Work on yourself and your self esteem - the rest will happen naturally
You can’t force yourself to like a certain type - you can only change yourself

applesandpears56 · 11/03/2018 22:36

I guess you need to work on why you find it hard to be vulnerable? Maybe a short course of counselling?

Remote1candles · 11/03/2018 22:38

I've only ever really been attracted to nice men. I like the way their face lights up when they look at me, that they want the best for me and I can trust them. Try imagining yourself with someone that thinks you are wonderful. That is an attractive man, who deserves your time and affection.

I'm not saying marry someone who you have no spark with, but try dating men who are lovely and see how it goes.

applesandpears56 · 11/03/2018 22:40

What was your dad like?

lostindreams · 11/03/2018 22:55

Remote1candles - I wish I could be more like you!

applesandpears56 - My dad is very emotionally distant. When I was a kid he acted like he hated me. That's why I find it very hard to trust men. I have done counselling before but perhaps I need to go back to it.

I've reached the stage where I'm aware of my pattern but it's still hard to break free and actively choose someone I know is good for me because I don't feel a connection.

I'm older now so I'm not looking for fireworks but some chemistry would be nice.

OP posts:
applesandpears56 · 11/03/2018 23:04

Being aware is a great start! At least half of the battle. Yes maybe do more counselling if you can afford it?

Other than that do things that you really love in your spare time and push yourself to follow them further (like go on a trip or join a club). Meeting someone with a common positive outlook to you is helped by having things in common imo

Dadaist · 12/03/2018 16:45

Hi OP
Well two things...
The first (as perhaps you’ve covered in counselling?) is that we often try to replicate our relationship with our parent in our relationships - in order to fix some of the emotional hurt we experienced in childhood. So we look for the man/woman with the same traits as father/mother - only this time we try and get them to respond the right way, not the way our parent did. We become attracted to the thing which hurt us, in the hope of making a different ending and repairing ourselves. It can lead to all kinds of problems.
And the worse the relationship and the greater the hurt, the more damage it does to us going forward.

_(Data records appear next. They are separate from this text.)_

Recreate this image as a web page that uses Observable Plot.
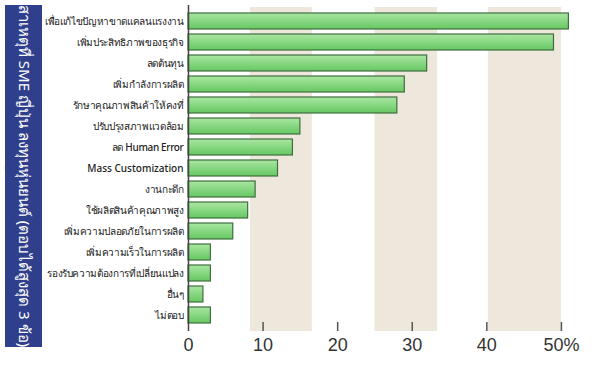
<!DOCTYPE html>
<html><head><meta charset="utf-8">
<script src="https://cdn.jsdelivr.net/npm/d3@7"></script>
<script src="https://cdn.jsdelivr.net/npm/@observablehq/plot@0.6"></script>
<style>
body{margin:0;background:#fff;}
#wrap{position:relative;width:600px;height:366px;}
#side{position:absolute;left:5px;top:5px;width:37px;height:342px;background:#2f3f8c;}
#side span{position:absolute;left:50%;top:50%;transform:translate(-50%,-50%) rotate(90deg);white-space:nowrap;color:#fff;font:15px "Noto Sans", sans-serif;}
</style></head>
<body><div id="wrap"><div id="chart"></div><div id="side"><span>สาเหตุที่ SME ญี่ปุ่น ลงทุนหุ่นยนต์ (ตอบได้สูงสุด 3 ข้อ)</span></div></div>
<script>
const categories = ["เพื่อแก้ไขปัญหาขาดแคลนแรงงาน","เพิ่มประสิทธิภาพของธุรกิจ","ลดต้นทุน","เพิ่มกำลังการผลิต","รักษาคุณภาพสินค้าให้คงที่","ปรับปรุงสภาพแวดล้อม","ลด Human Error","Mass Customization","งานกะดึก","ใช้ผลิตสินค้าคุณภาพสูง","เพิ่มความปลอดภัยในการผลิต","เพิ่มความเร็วในการผลิต","รองรับความต้องการที่เปลี่ยนแปลง","อื่นๆ","ไม่ตอบ"];
const values = [51,49,32,29,28,15,14,12,9,8,6,3,3,2,3];
const bandStarts = [8.3,25,40.2];
const bandEnds = [16.6,33.4,50];
const tickValues = [0,10,20,30,40,50];
const tickLabels = ["0","10","20","30","40","50%"];

const data = categories.map((c,i)=>({c,v:values[i]}));
const bands = bandStarts.map((s,i)=>({x1:s,x2:bandEnds[i]}));
const H = 366, mT = 5, mB = 35;
const frameH = H - mT - mB;

const chart = Plot.plot({
  width:600, height:H,
  marginLeft:188, marginRight:7, marginTop:mT, marginBottom:mB,
  style:{fontFamily:"'Noto Sans', sans-serif", background:"#fff", overflow:"visible"},
  x:{domain:[0,54.3], axis:null},
  y:{domain:categories, axis:null, padding:0.26},
  marks:[
    Plot.rectX(bands,{x1:"x1",x2:"x2",fill:"#ede8db",insetTop:2}),
    Plot.barX(data,{x:"v",y:"c",fill:"url(#bargrad)",stroke:"#3f6e3f",strokeWidth:1.2}),
    Plot.ruleX([0],{stroke:"#444",strokeWidth:1.5}),
    Plot.ruleX(tickValues.slice(1),{stroke:"#555",strokeWidth:1.5,insetTop:frameH-9}),
    Plot.ruleY([0],{frameAnchor:"bottom",x1:0,x2:54.3,stroke:"#555",strokeWidth:1.5}),
    Plot.axisY({tickSize:0,tickPadding:5,fontSize:10,fontWeight:500,fill:"#222"}),
    Plot.axisX({ticks:tickValues,tickSize:0,tickPadding:7,tickFormat:d=>tickLabels[tickValues.indexOf(d)],fontSize:18,fill:"#333",label:null,fontFamily:"'Liberation Sans', sans-serif"})
  ]
});
const defs = document.createElementNS("http://www.w3.org/2000/svg","defs");
defs.innerHTML = '<linearGradient id="bargrad" x1="0" y1="0" x2="0" y2="1"><stop offset="0" stop-color="#a9e6a2"/><stop offset="1" stop-color="#66c862"/></linearGradient>';
chart.insertBefore(defs, chart.firstChild);
chart.querySelectorAll('g[aria-label="y-axis tick label"] text').forEach(t=>{
  if (/[\u0E00-\u0E7F]/.test(t.textContent)) t.setAttribute("letter-spacing","-0.35");
});
document.getElementById("chart").appendChild(chart);
</script></body></html>
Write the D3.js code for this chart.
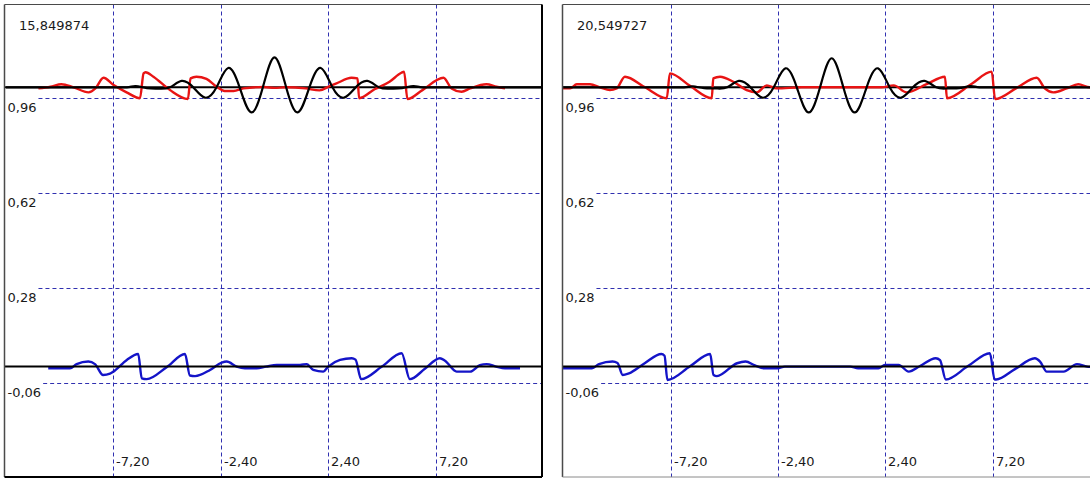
<!DOCTYPE html>
<html><head><meta charset="utf-8">
<script src="https://cdn.jsdelivr.net/npm/d3@7"></script>
<style>html,body{margin:0;padding:0;background:#fff;overflow:hidden}</style>
</head><body>
<svg id="chart" width="1090" height="478"></svg>
<script>
// ---------- data ----------
const titles = ["15,849874", "20,549727"];
const yTicks = [0.96, 0.62, 0.28, -0.06];
const yTickLabels = ["0,96", "0,62", "0,28", "-0,06"];
const xTicks = [-7.2, -2.4, 2.4, 7.2];
const xTickLabels = ["-7,20", "-2,40", "2,40", "7,20"];

// black curve (upper trace, offset level 1)
const blackX = [-12,-8,-6.6,-6.2,-5.70,-5.18,-4.67,-4.15,-3.63,-3.11,-2.59,-2.07,-1.56,-1.04,-0.52,0,0.52,1.04,1.56,2.07,2.59,3.11,3.63,4.15,4.67,5.18,5.70,6.2,6.6,8,12];
const blackY1 = [1,1,1,1.004,0.997,0.995,1,1.023,1,0.963,1,1.069,1,0.910,1,1.107,1,0.910,1,1.069,1,0.963,1,1.023,1,0.995,0.997,1.004,1,1,1];
const blackY2 = [1,1,1,1.003,0.997,0.996,1,1.023,1,0.963,1,1.068,1,0.910,1,1.104,1,0.910,1,1.068,1,0.963,1,1.023,1,0.996,0.997,1.004,1,1,1];

// red curve (upper trace)
const redX1 = [-10.55,-10.01,-9.52,-8.98,-8.31,-8.00,-7.64,-7.19,-6.61,-6.01,-5.85,-5.76,-5.41,-4.67,-3.87,-3.75,-3.49,-3.04,-2.59,-2.23,-1.83,-1.39,-0.49,0,0.49,1.39,2.01,2.46,2.77,3.44,3.71,3.78,4.47,5.14,5.67,5.79,5.94,6.61,7.55,7.91,8.36,8.74,9.47,9.92,10.30];
const redY1 = [0.996,1.002,1.011,1.000,0.982,0.996,1.034,1.008,0.982,0.961,1.050,1.054,1.038,0.990,0.958,1.032,1.038,1.030,1.002,0.987,0.987,0.996,1.001,0.998,1.000,0.996,0.989,1.004,1.014,1.034,1.032,0.961,0.993,1.020,1.052,1.056,0.958,0.990,1.034,0.996,0.984,0.996,1.011,1.002,0.996];
const redX2 = [-12.06,-11.69,-11.39,-10.80,-10.35,-9.91,-9.61,-9.24,-8.34,-7.37,-7.23,-6.33,-5.36,-5.29,-4.99,-4.40,-3.80,-3.35,-2.90,-2.46,-1.34,0,1.34,2.23,2.77,3.35,4.24,5.06,5.15,6.26,7.15,7.30,8.27,9.16,9.52,9.90,10.50,11.02,11.53,11.97];
const redY2 = [0.996,0.996,1.011,1.011,1.000,0.990,0.996,1.038,1.000,0.961,1.050,1.005,0.961,1.032,1.038,1.020,0.990,0.982,1.007,0.996,1.000,1.000,1.000,1.000,1.007,0.982,1.011,1.038,0.961,1.013,1.056,0.958,0.998,1.034,0.996,0.982,0.996,1.011,1.000,1.000];

// blue curve (lower trace, offset level 0)
const blueX1 = [-10.11,-9.14,-8.84,-8.32,-8.02,-7.66,-7.35,-7.20,-6.60,-6.09,-5.93,-5.71,-4.82,-4.00,-3.78,-3.55,-2.88,-2.36,-2.14,-1.69,-1.32,-0.80,-0.38,0.10,1.14,1.44,1.73,2.18,2.40,2.93,3.45,3.62,3.87,4.80,5.68,6.05,6.72,7.39,7.62,8.14,8.74,9.18,9.48,9.90,10.30,10.97];
const blueY1 = [-0.006,-0.006,0.009,0.018,0.009,-0.030,-0.025,-0.018,0.024,0.045,-0.042,-0.045,-0.002,0.045,-0.032,-0.034,-0.012,0.014,0.018,0.000,-0.006,-0.006,0.000,0.006,0.006,0.009,-0.012,-0.018,0.000,0.024,0.030,0.025,-0.045,0.000,0.048,-0.045,-0.008,0.030,0.021,-0.018,-0.018,0.005,0.009,0.000,-0.006,-0.006];
const blueX2 = [-12.05,-10.71,-10.40,-9.79,-9.57,-9.34,-9.06,-8.34,-7.61,-7.47,-7.34,-6.33,-5.43,-5.28,-5.13,-4.23,-3.85,-3.43,-3.03,-2.42,-2.09,0,0.82,1.18,2.09,2.38,2.99,3.44,3.95,4.65,4.84,5.10,6.09,7.07,7.28,7.35,8.19,9.08,9.31,9.61,10.36,10.96,11.41,11.97];
const blueY2 = [-0.006,-0.006,0.009,0.018,0.013,-0.030,-0.024,0.013,0.045,0.039,-0.048,0.001,0.045,-0.030,-0.034,0.012,0.018,0.004,-0.006,-0.006,0.000,0.000,0.000,-0.006,-0.006,0.006,0.006,-0.018,0.002,0.030,0.023,-0.046,0.002,0.048,-0.046,-0.046,-0.009,0.030,0.018,-0.018,-0.018,0.009,0.000,-0.003];

// ---------- drawing ----------
const svg = d3.select("#chart");
const FONT = "'DejaVu Sans', Verdana, sans-serif";
const TOP = 4.5, BOTTOM = 477;
const UNIT = 22.38;

const panels = [
  {title: titles[0], left: 4.5, right: 542, center: 274.5, blackY: blackY1,
   redX: redX1, redY: redY1, blueX: blueX1, blueY: blueY1, botColor: "#000", botW: 2},
  {title: titles[1], left: 562.5, right: 1101, center: 831.7, blackY: blackY2,
   redX: redX2, redY: redY2, blueX: blueX2, blueY: blueY2, botColor: "#8a8a8a", botW: 1}
];

const gridColor = "#3030b0";

panels.forEach((p, pi) => {
  const g = svg.append("g");
  const x = d3.scaleLinear().domain([-12, 12]).range([p.center - 12 * UNIT, p.center + 12 * UNIT]);
  const y = d3.scaleLinear().domain([0, 1]).range([366.6, 87.3]);

  g.append("clipPath").attr("id", "clip" + pi).append("rect")
    .attr("x", p.left).attr("y", TOP).attr("width", p.right - p.left).attr("height", BOTTOM - TOP);

  g.append("rect").attr("x", p.left).attr("y", TOP)
    .attr("width", p.right - p.left).attr("height", BOTTOM - TOP).attr("fill", "#fff");

  // vertical grid lines + x labels
  g.selectAll("line.vg").data(xTicks).join("line").attr("class", "vg")
    .attr("x1", d => Math.round(x(d)) + 0.5).attr("x2", d => Math.round(x(d)) + 0.5)
    .attr("y1", TOP).attr("y2", BOTTOM)
    .attr("stroke", gridColor).attr("stroke-width", 1).attr("stroke-dasharray", "4,3");
  g.selectAll("text.xl").data(xTicks).join("text").attr("class", "xl")
    .attr("x", d => Math.round(x(d)) + 3).attr("y", 466)
    .attr("font-family", FONT).attr("font-size", 13).attr("fill", "#1a1a1a")
    .text((d, i) => xTickLabels[i]);

  // horizontal grid lines + y labels
  yTicks.forEach((v, i) => {
    const lx = p.left + 3;
    const t = g.append("text").attr("x", lx).attr("y", y(v) + 14)
      .attr("font-family", FONT).attr("font-size", 13).attr("fill", "#1a1a1a")
      .text(yTickLabels[i]);
    const w = t.node().getComputedTextLength();
    g.append("line").attr("x1", lx + w + 2).attr("x2", p.right)
      .attr("y1", Math.round(y(v)) + 0.5).attr("y2", Math.round(y(v)) + 0.5)
      .attr("stroke", gridColor).attr("stroke-width", 1).attr("stroke-dasharray", "4,3");
  });

  // title
  g.append("text").attr("x", p.left + 14.5).attr("y", 30)
    .attr("font-family", FONT).attr("font-size", 13).attr("fill", "#1a1a1a").text(p.title);

  const plot = g.append("g").attr("clip-path", `url(#clip${pi})`);
  const lineMono = d3.line().x(d => x(d[0])).y(d => y(d[1])).curve(d3.curveMonotoneX);
  const lineNat = d3.line().x(d => x(d[0])).y(d => y(d[1])).curve(d3.curveNatural);

  // blue (under the zero line)
  plot.append("path").datum(d3.zip(p.blueX, p.blueY)).attr("d", lineMono)
    .attr("fill", "none").attr("stroke", "#1414c8").attr("stroke-width", 2.4).attr("stroke-linejoin", "round");

  // reference lines at 0 and 1
  [0, 1].forEach(v => {
    plot.append("line").attr("x1", p.left).attr("x2", p.right)
      .attr("y1", y(v)).attr("y2", y(v)).attr("stroke", "#000").attr("stroke-width", 2);
  });

  // red
  plot.append("path").datum(d3.zip(p.redX, p.redY)).attr("d", lineMono)
    .attr("fill", "none").attr("stroke", "#e81414").attr("stroke-width", 2.4).attr("stroke-linejoin", "round");

  // black
  plot.append("path").datum(d3.zip(blackX, p.blackY)).attr("d", lineNat)
    .attr("fill", "none").attr("stroke", "#000").attr("stroke-width", 2.2).attr("stroke-linejoin", "round");

  // frame
  g.append("line").attr("x1", p.left).attr("x2", p.right).attr("y1", TOP).attr("y2", TOP)
    .attr("stroke", "#4a4a4a").attr("stroke-width", 1);
  g.append("line").attr("x1", p.left).attr("x2", p.left).attr("y1", TOP).attr("y2", BOTTOM)
    .attr("stroke", "#4a4a4a").attr("stroke-width", 1.5);
  g.append("line").attr("x1", p.right).attr("x2", p.right).attr("y1", TOP).attr("y2", BOTTOM)
    .attr("stroke", "#000").attr("stroke-width", 2);
  g.append("line").attr("x1", p.left).attr("x2", p.right).attr("y1", BOTTOM).attr("y2", BOTTOM)
    .attr("stroke", p.botColor).attr("stroke-width", p.botW);
});
</script>
</body></html>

The second thing is (I’m sure I might be flamed) that it seems to me very common that women love a man to appear invulnerable. Like they adore a man when they think there is nothing they could do to hurt him emotionally. He maybe kind, or thoughtful, and even sensitive, but such clear boundaries that you can’t upset him. You step out of line and you could be toast but he’s never going to feel emotional pain at your doing. I don’t know why - something to do with presenting as strong, allowing her to feel safe? Who knows?

So you’ve got it doubly bad - on the one hand - a father who was distant and unloving - (needing a distant undemonstrative type) and then a more common animal attraction to a man who won’t appear vulnerable. Ergo - a man you can’t hurt who won’t mind hurting you! Is that the picture for you I wonder? So the more emotionally sensitive/responsive men just ain’t going to do it for you?
I’ve gone out on a limb but if the above hits a chord then you need to retrain your responses, try new ways of perceiving behaviours (good and bad) and look for something very much more genuine. I don’t think it’s impossible - it’s all within you!

villamariavintrapp · 12/03/2018 17:53

Maybe also think about how you know when you're attracted to someone..? I have a friend who sounds a bit like you and she always goes for men who give her 'butterflies in her stomach' but a lot of the time these aren't good guys and what she's feeling is anxiety that she's misinterpreting..

HoHoHoHo · 12/03/2018 17:59

I think you need to believe that you are someone who deserves to be with someone who respects them.

Dadaist · 12/03/2018 18:00

That’s a really good point villamaria- we can very easily attribute qualities in someone else because of what they trigger in us and misinterpret what’s going on.